STATED EXERCISE: Among the records below, find each line that includes the string "this" and copy it.

───── EXCERPTED RECORDS ─────

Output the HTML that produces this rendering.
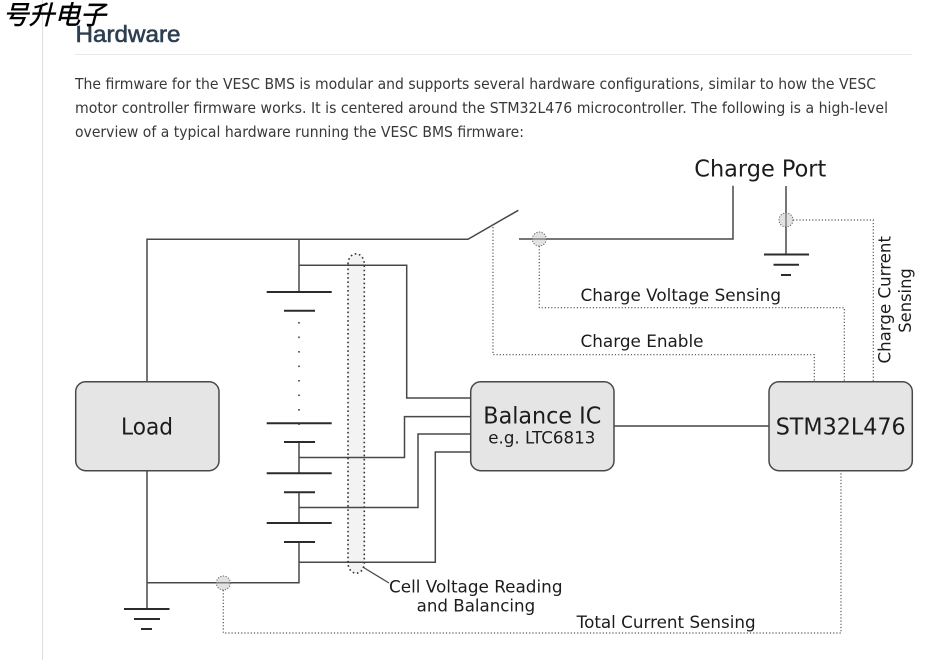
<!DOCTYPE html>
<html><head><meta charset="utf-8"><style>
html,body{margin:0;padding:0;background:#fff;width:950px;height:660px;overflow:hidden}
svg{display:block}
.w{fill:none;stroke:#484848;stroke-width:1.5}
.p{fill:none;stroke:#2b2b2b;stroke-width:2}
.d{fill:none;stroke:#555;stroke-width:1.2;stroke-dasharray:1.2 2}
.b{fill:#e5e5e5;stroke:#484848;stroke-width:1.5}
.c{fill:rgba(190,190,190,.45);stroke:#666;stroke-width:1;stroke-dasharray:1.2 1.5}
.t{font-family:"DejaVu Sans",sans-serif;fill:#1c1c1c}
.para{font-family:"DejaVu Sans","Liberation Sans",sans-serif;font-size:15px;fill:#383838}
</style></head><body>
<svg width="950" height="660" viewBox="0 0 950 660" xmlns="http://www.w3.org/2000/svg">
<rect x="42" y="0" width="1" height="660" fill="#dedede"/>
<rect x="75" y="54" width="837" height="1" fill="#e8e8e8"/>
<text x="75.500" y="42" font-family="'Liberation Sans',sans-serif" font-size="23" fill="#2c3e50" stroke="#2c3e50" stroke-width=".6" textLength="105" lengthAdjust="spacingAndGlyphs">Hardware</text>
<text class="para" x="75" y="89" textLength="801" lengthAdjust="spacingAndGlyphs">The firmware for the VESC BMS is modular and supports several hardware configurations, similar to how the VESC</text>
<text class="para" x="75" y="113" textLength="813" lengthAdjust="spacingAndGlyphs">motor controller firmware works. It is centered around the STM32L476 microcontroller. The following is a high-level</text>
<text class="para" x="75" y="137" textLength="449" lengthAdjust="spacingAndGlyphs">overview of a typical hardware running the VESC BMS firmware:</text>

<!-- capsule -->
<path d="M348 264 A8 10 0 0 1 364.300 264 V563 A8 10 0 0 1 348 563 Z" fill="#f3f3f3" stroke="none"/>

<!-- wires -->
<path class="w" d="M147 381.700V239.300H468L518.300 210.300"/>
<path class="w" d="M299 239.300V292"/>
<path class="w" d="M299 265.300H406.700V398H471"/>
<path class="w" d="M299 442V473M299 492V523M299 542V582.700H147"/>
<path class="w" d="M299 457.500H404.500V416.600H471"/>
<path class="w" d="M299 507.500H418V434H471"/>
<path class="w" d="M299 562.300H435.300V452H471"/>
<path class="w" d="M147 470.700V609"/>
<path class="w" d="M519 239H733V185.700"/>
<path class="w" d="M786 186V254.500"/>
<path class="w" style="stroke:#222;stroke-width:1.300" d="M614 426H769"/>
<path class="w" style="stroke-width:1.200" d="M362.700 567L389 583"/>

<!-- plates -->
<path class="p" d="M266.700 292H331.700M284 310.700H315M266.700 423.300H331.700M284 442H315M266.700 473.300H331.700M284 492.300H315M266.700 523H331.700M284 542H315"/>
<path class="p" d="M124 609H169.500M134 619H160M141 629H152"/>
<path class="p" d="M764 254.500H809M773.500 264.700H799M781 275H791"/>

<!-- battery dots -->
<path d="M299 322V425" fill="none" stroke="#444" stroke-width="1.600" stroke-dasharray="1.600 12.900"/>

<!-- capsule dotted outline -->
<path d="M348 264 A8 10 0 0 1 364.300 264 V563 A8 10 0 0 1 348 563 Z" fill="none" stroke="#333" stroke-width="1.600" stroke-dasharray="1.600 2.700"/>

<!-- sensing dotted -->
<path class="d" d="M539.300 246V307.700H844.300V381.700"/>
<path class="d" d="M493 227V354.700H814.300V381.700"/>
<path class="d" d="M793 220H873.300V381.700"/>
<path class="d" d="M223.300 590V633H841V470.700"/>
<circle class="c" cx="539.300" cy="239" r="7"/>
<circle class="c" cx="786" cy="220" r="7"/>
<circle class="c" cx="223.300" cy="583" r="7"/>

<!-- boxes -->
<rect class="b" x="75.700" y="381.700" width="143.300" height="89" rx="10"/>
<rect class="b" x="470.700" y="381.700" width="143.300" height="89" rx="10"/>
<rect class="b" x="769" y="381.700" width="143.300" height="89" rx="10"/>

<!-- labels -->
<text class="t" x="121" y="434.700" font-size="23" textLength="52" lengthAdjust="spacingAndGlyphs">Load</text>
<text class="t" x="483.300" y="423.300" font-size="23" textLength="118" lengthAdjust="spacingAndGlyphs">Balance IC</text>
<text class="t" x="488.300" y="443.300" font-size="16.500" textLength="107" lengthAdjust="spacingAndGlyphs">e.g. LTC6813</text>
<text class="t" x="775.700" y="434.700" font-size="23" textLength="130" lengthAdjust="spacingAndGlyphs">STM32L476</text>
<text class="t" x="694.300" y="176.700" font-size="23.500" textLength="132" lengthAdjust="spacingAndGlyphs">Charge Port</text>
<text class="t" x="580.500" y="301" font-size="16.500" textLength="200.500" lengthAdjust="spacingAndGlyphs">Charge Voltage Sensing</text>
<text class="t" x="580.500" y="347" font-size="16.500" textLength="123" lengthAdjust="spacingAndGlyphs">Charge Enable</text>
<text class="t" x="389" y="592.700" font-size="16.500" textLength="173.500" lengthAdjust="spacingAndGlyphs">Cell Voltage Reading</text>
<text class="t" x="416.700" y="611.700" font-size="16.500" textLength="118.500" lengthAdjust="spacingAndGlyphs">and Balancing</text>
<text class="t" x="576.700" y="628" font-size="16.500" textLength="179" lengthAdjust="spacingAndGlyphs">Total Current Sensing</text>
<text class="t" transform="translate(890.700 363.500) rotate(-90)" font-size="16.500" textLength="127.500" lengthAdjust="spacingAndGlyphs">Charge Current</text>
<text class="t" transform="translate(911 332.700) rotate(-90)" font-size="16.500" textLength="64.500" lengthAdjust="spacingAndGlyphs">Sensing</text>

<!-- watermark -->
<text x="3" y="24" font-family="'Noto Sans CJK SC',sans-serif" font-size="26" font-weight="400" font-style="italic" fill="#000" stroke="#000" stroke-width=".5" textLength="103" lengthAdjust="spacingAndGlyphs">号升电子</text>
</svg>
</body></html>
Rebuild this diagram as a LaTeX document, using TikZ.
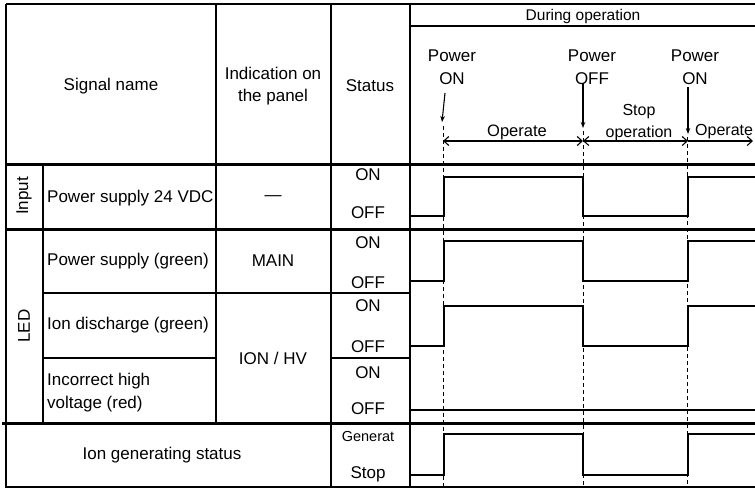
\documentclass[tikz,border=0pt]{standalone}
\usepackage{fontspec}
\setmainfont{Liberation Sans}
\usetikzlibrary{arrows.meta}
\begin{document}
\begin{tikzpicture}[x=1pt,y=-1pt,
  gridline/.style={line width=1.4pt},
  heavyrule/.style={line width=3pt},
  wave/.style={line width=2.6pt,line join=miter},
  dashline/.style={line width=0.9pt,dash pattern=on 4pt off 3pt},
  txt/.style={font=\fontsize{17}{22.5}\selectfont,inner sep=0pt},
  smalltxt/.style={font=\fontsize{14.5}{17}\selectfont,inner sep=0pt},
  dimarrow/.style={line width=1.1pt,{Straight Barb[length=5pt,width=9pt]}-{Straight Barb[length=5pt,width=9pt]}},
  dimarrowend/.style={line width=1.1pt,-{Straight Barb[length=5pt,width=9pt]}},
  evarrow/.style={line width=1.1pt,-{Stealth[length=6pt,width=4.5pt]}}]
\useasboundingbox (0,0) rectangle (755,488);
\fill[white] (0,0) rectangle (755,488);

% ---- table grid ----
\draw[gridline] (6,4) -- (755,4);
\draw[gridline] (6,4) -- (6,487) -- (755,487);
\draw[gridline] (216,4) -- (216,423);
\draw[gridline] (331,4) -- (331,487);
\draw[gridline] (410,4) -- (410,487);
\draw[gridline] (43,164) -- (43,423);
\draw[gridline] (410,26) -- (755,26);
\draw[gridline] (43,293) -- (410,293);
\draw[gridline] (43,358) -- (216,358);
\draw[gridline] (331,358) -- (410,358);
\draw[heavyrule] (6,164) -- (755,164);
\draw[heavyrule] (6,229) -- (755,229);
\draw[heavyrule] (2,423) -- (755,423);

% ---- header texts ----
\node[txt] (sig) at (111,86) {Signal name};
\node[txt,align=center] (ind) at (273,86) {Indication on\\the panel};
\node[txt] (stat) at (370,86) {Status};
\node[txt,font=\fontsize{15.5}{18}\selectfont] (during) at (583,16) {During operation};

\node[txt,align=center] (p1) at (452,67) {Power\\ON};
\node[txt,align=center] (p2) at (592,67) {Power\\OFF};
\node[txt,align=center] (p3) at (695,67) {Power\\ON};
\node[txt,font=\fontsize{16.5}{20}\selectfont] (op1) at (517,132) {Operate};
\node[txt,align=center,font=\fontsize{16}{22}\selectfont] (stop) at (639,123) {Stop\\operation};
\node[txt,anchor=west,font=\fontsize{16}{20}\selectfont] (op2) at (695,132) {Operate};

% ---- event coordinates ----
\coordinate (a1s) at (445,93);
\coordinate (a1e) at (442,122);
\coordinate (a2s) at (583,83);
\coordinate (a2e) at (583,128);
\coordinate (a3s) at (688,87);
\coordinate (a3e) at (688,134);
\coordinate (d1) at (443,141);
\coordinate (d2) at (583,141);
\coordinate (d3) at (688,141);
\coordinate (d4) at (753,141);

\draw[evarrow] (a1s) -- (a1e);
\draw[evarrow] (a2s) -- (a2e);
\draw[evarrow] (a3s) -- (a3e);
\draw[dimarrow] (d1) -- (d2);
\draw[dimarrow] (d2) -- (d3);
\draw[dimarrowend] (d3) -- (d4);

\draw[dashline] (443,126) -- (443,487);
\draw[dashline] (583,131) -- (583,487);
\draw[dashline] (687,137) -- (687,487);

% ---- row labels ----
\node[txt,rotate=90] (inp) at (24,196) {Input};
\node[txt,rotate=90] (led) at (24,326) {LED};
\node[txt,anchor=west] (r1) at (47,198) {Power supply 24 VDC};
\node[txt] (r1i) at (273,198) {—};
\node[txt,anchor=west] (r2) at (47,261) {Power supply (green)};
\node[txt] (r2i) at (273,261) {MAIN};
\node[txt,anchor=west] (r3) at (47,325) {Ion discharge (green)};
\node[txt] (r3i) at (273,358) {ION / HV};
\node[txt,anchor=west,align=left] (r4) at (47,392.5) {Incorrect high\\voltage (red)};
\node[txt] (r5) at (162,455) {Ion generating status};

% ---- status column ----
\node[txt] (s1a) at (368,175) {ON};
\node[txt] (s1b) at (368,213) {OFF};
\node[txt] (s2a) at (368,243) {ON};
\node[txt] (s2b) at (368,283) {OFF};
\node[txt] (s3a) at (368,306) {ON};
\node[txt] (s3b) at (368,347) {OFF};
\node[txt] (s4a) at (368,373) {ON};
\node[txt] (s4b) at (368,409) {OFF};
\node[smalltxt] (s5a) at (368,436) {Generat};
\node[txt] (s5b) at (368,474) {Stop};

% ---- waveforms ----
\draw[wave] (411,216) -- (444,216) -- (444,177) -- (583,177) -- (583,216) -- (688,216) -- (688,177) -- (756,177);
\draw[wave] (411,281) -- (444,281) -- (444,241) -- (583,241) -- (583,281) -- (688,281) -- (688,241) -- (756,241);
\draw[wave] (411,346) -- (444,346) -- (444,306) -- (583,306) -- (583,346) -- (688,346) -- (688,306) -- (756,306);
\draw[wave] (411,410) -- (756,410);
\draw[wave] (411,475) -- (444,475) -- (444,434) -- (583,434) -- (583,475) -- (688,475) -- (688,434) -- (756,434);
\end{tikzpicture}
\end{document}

─────

RESULT OF THE TASK:
Output the HTML that produces this rendering.
Rebuild this diagram as a LaTeX document, using TikZ.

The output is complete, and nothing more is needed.